As promised, like, two weeks ago, I wanted to share an update from filmmaker Doug Pray on the progress of his upcoming truck-driver documentary Big Rig. This is the project he had alluded to during his appearance at RESfest 2005; on his recent trip back to New York for a sneak preview of his graffiti doc Infamy, he told The Reeler the film is just about in the can and off to festivals.

"That was another film where I thought, 'Yeah, we're going to do this happy, upbeat film about chrome culture all about trucks and big rigs and '70s culture,' " he said. "Oh my God. It was so heavy and so depressing out there. But it really is where the pedal hits the metal in the American economy."

Pray spent roughly two months total on the road with his subjects, traveling 25,000 miles through 45 states with at least 50 truck drivers. He shot dozens of interviews in their homes and in their vehicles, at truck stops and rest stops, some lasting a few minutes, many lasting hours. "It's a hard film to do," Pray said. "Just editorially, it's been a hard film to put together. But I'm really, really excited about it. It's just hard because there are so many different characters, and you want them all in there. But at the same time you want it to be geographically correct. I want the audience to go on the same ride I went on -- except that ride took 40 days. And the movie's 90 minutes."

He added that his approach to making Big Rig was not dissimilar to that of Infamy, in which he kept a minimal crew and just rolled tape. "I would ride in the passenger seat and they would just talk," he said. "It's the same thing, though -- you know how I was telling you how much graffiti writers love to talk and want to talk?
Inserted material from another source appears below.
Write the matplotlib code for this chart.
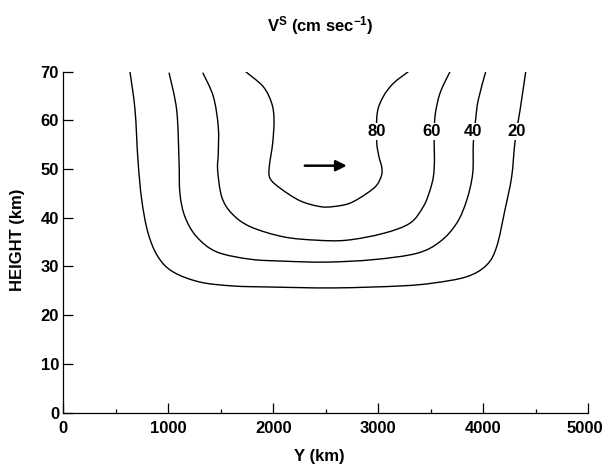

Truck drivers -- it's unbelievable. They just literally go on for hours. They'll talk about anything. They're just so happy they have somebody to listen. It's a lonely job."

Don't get the wrong idea: Pray meant that admiringly and sympathetically, noting that the culture of truck drivers is as microcosmic of working-class America as any cohort he could have (or has) profiled.

"It's all about this country and the issues they face," he said. "And I'm beginning to think that with all my movies I'm beginning to find a common theme: They're all totally independent. All the truckers I interviewed are independent truckers. They all left their hometowns, they all just went out and are doing their own thing, and they're probably trying to get away from something. Something good or bad, but they're fascinating people. They really are."

Pray has ambitions to premiere Big Rig at some festival out West next January, where two of his three previous feature docs -- Hype! and Scratch -- bowed in 1996 and 2001, respectively. Consider my fingers crossed.